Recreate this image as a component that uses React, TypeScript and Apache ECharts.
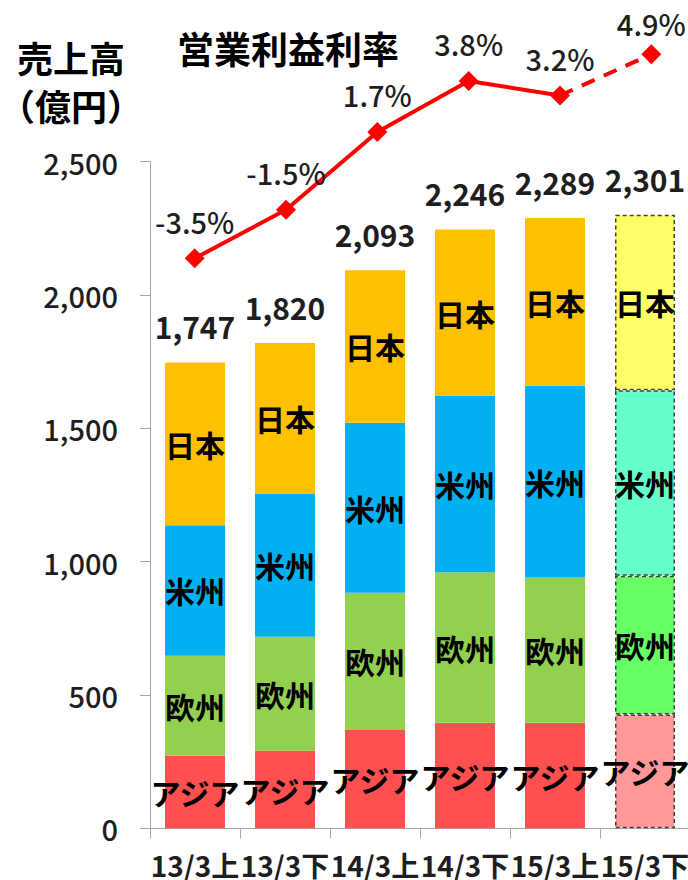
import React, { useEffect, useRef } from "react";
import * as echarts from "echarts";

const categories = ["13/3上", "13/3下", "14/3上", "14/3下", "15/3上", "15/3下"];
const asia = [272, 291, 369, 396, 396, 427];
const europe = [375, 427, 514, 564, 545, 520];
const americas = [490, 538, 638, 662, 719, 696];
const japan = [610, 564, 572, 624, 629, 658];
const totals = [1747, 1820, 2093, 2246, 2289, 2301];
const margin = [-3.5, -1.5, 1.7, 3.8, 3.2, 4.9];
const yTicks = [0, 500, 1000, 1500, 2000, 2500];

const FONT = "'Noto Sans CJK JP', 'Noto Sans', sans-serif";
const TEXT = "#1E1E1E";

const regions = [
  { name: "アジア", data: asia, color: "#FF5050", light: "#FF9999" },
  { name: "欧州", data: europe, color: "#92D050", light: "#66FF66" },
  { name: "米州", data: americas, color: "#00B0F0", light: "#66FFCC" },
  { name: "日本", data: japan, color: "#FFC000", light: "#FFFF66" },
];

export default function App() {
  const ref = useRef<HTMLDivElement>(null);
  useEffect(() => {
    document.body.style.margin = "0";
    const chart = echarts.init(ref.current!, null, { renderer: "svg" });
    const last = categories.length - 1;
    const barSeries = regions.map((r) => ({
      type: "bar",
      name: r.name,
      stack: "sales",
      xAxisIndex: 0,
      yAxisIndex: 0,
      barWidth: 60,
      data: r.data.map((v, i) =>
        i === last
          ? {
              value: v,
              itemStyle: {
                color: r.light,
                borderColor: "#404040",
                borderWidth: 1.5,
                borderType: [4, 3],
              },
            }
          : v
      ),
      itemStyle: { color: r.color },
      label: {
        show: true,
        position: "inside",
        formatter: r.name,
        fontFamily: FONT,
        fontSize: 30,
        fontWeight: "bold",
        color: "#000",
      },
    }));

    const solid = margin.map((v, i) => (i < last ? v : null));
    const dashed = margin.map((v, i) =>
      i === last - 1
        ? { value: v, symbol: "none", label: { show: false } }
        : i === last
        ? { value: v, label: { distance: 7 } }
        : null
    );
    const lineLabel = {
      show: true,
      position: "top",
      distance: 13,
      formatter: (p: any) => `${p.value}%`,
      fontFamily: FONT,
      fontSize: 29,
      fontWeight: 500,
      color: TEXT,
      opacity: 1,
    };

    chart.setOption({
      animation: false,
      grid: [
        { left: 150, width: 540, top: 161.7, bottom: 51.7, outerBoundsMode: "none", containLabel: false },
        { left: 149, width: 548, top: 51.8, bottom: 609.5, outerBoundsMode: "none", containLabel: false },
      ],
      xAxis: [
        {
          type: "category",
          gridIndex: 0,
          data: categories,
          axisLine: { lineStyle: { color: "#A6A6A6", width: 1 } },
          axisTick: { show: true, length: 10, lineStyle: { color: "#A6A6A6" } },
          axisLabel: {
            margin: 25,
            fontFamily: FONT,
            fontSize: 28,
            lineHeight: 24,
            fontWeight: "bold",
            color: TEXT,
            interval: 0,
          },
        },
        {
          type: "category",
          gridIndex: 1,
          data: categories,
          show: false,
        },
      ],
      yAxis: [
        {
          type: "value",
          gridIndex: 0,
          min: yTicks[0],
          max: yTicks[yTicks.length - 1],
          interval: yTicks[1] - yTicks[0],
          splitLine: { show: false },
          axisLine: { show: true, lineStyle: { color: "#A6A6A6", width: 1 } },
          axisTick: { show: true, length: 10, lineStyle: { color: "#A6A6A6" } },
          axisLabel: {
            margin: 32,
            fontFamily: FONT,
            fontSize: 29,
            fontWeight: 500,
            color: TEXT,
            formatter: (v: number) => v.toLocaleString("en-US"),
          },
        },
        {
          type: "value",
          gridIndex: 1,
          min: -4,
          max: 5,
          show: false,
          splitLine: { show: false },
        },
      ],
      graphic: [
        {
          type: "text",
          x: 17,
          y: 57,
          style: {
            text: "売上高",
            fontFamily: FONT,
            fontSize: 36,
            lineHeight: 36,
            fontWeight: "bold",
            fill: "#000",
            align: "left",
            verticalAlign: "middle",
          },
        },
        {
          type: "text",
          x: 71,
          y: 105,
          style: {
            text: "（億円）",
            fontFamily: FONT,
            fontSize: 36,
            lineHeight: 36,
            fontWeight: "bold",
            fill: "#000",
            align: "center",
            verticalAlign: "middle",
          },
        },
        {
          type: "text",
          x: 177,
          y: 47.5,
          style: {
            text: "営業利益利率",
            fontFamily: FONT,
            fontSize: 37,
            fontWeight: "bold",
            fill: "#000",
            align: "left",
            verticalAlign: "middle",
          },
        },
      ],
      series: [
        ...barSeries,
        {
          type: "scatter",
          name: "合計",
          xAxisIndex: 0,
          yAxisIndex: 0,
          data: totals,
          symbolSize: 2,
          itemStyle: { color: "rgba(0,0,0,0)", opacity: 1 },
          label: {
            show: true,
            position: "top",
            distance: 20,
            formatter: (p: any) => Number(p.value).toLocaleString("en-US"),
            fontFamily: FONT,
            fontSize: 30,
            fontWeight: "bold",
            color: TEXT,
            opacity: 1,
          },
        },
        {
          type: "line",
          name: "営業利益率",
          xAxisIndex: 1,
          yAxisIndex: 1,
          data: dashed,
          connectNulls: false,
          symbol: "diamond",
          symbolSize: 20,
          lineStyle: { color: "#FF0000", width: 4, type: [14, 10] },
          itemStyle: { color: "#FF0000" },
          label: lineLabel,
        },
        {
          type: "line",
          name: "営業利益率",
          xAxisIndex: 1,
          yAxisIndex: 1,
          data: solid,
          symbol: "diamond",
          symbolSize: 20,
          lineStyle: { color: "#FF0000", width: 4 },
          itemStyle: { color: "#FF0000" },
          label: lineLabel,
        },
      ],
    });
    return () => chart.dispose();
  }, []);
  return <div ref={ref} style={{ width: 688, height: 880 }} />;
}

▸ **Task requirements**
Find every line containing the word "React", then give the total and nothing more.

▸ **Answer for this exercise**
2